The handlebars turn towards Auchenblae and I remember all the miles I put on the tyres cycling this route last year, preparing for a two day charity ride from Inverness back to Stonehaven. I never thought the bike would sit untouched for months once that special journey was over.
There’s a slow, steady climb then a long, happy, freewheel down towards Tewel. With head and elbows tucked I race at breakneck speed passed the row of houses where many years earlier I’d pulled over in a dull red Rover 214 with two flat tyres. My mum’s car a casualty of my overconfidence and poor judgement while overtaking a tractor on the small country road.
At bottom of the hill there’s a sharp turn past a farm, down towards a ford over the Carron river. As a small child I was amazed by the road going through a large, flowing river. It seems much less impressive now. I cross the river, take the hairpin turn and stare up a tarmac wall pretending to be a road. Sometime later I reach the top of the climb, much more tired and sore in the legs than I was at the bottom.
I’m on the loop back towards town now. After another fast downhill I change road again, passing a stables and heading towards Toucks. At this stage of the route the image of a large black and white photograph hanging at the top of the stairs in my parent’s house pops into my head. My great-grandparents farmed land at Toucks and though I never met them I’ve seen their faces in that picture countless times.
A terrifying descent into Kirktown of Fetteresso joins the loop back to my outward journey beside a house which once housed a close friend. Site of drunken parties, singing sinatra into broom handles at 6am and one memorable occasion when their family St Bernard sat on his mum before it got too excited and pissed on her leg.
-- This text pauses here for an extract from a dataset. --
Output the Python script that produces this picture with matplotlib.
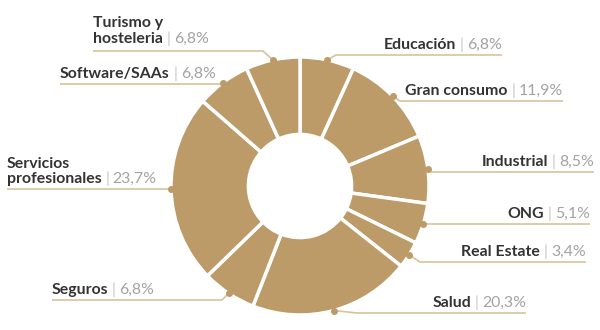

I take it easy now as I head back through the industrial estate where both my parents worked at various times. The smell of freshly cut wood in the joinery, recently changed hands, will always be with me as will the site of black smoke pouring over the roof as the site next door went up in flames while we were visiting.
My feet are unclipped from the pedals as I thread the bike through Edinview, past my old home again and the street where my gran lived for many years. I turn onto the Slug Road at the school. Site of so many endless lunchtime corridor laps, childhood scraps and awful burgers in oversized baps.
The ride ends passing the entrance to Mineralwell park, where I was terrible at primary school sports days and as a teenager we drank cheap booze on a Friday night. I bring the bike to a stop outside my own house now, which is steadily filling up with new memories of family, friends and children.
A bike ride in the summer sun which only lasted a half hour or so and which I’ll feel in my legs and bum for a few days after, has taken me far beyond the seven mile loop, back through a lifetime.